Filter the entries and keep only the lines where the string "diagram" appears.

§ Code that draws figures
----------
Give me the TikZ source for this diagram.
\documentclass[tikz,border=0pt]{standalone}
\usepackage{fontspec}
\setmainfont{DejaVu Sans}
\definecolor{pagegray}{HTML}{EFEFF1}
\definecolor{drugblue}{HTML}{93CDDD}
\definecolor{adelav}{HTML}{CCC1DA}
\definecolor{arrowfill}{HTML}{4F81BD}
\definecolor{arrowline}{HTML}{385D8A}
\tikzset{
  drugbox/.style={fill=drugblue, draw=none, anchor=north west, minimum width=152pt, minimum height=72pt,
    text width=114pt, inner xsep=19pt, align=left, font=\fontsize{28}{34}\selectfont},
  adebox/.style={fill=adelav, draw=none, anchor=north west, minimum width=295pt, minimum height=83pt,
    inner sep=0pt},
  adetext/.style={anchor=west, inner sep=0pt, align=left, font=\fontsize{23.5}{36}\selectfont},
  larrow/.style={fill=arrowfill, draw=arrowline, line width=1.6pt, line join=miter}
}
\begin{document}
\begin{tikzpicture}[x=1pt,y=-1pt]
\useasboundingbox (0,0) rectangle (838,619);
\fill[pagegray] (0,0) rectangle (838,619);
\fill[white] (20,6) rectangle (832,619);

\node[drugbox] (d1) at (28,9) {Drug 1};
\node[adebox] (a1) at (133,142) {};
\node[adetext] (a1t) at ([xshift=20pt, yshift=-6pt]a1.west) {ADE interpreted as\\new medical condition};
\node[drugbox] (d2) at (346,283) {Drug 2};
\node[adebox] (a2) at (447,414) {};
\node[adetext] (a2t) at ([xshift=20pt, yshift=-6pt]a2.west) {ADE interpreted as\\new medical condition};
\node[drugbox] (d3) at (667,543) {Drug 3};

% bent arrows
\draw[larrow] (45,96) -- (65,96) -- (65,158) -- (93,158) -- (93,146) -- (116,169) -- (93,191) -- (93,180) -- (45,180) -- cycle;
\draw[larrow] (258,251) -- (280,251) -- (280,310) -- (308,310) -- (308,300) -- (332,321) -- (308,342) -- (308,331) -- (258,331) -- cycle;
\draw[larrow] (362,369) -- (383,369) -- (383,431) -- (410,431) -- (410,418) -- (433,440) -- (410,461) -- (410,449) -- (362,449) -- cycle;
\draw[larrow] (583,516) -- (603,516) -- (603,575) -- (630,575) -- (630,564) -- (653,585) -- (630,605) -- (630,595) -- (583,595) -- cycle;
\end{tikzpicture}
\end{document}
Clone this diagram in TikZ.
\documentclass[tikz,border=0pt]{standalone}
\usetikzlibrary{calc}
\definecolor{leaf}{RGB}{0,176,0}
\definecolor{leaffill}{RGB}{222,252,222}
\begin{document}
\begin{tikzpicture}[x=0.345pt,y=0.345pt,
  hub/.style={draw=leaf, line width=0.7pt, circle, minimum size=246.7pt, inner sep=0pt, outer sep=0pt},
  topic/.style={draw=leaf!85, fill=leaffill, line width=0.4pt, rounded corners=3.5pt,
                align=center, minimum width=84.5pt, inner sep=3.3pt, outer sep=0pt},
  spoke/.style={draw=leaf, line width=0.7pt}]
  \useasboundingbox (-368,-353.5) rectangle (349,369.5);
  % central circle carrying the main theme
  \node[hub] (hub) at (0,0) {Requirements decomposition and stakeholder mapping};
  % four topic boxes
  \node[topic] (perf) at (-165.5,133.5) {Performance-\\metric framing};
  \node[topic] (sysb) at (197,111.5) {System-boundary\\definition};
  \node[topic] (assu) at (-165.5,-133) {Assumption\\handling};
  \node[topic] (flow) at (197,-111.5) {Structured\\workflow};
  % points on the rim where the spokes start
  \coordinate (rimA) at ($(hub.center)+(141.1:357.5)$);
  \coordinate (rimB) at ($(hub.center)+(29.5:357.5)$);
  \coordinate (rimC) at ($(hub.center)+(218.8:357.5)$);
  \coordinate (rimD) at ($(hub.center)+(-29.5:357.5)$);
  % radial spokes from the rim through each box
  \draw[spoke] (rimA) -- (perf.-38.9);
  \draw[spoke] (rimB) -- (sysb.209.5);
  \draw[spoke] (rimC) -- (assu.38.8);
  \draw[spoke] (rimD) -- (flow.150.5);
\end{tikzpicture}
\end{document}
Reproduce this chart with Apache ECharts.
----------
§ Output
Give me the TikZ source for this diagram.
Clone this diagram in TikZ.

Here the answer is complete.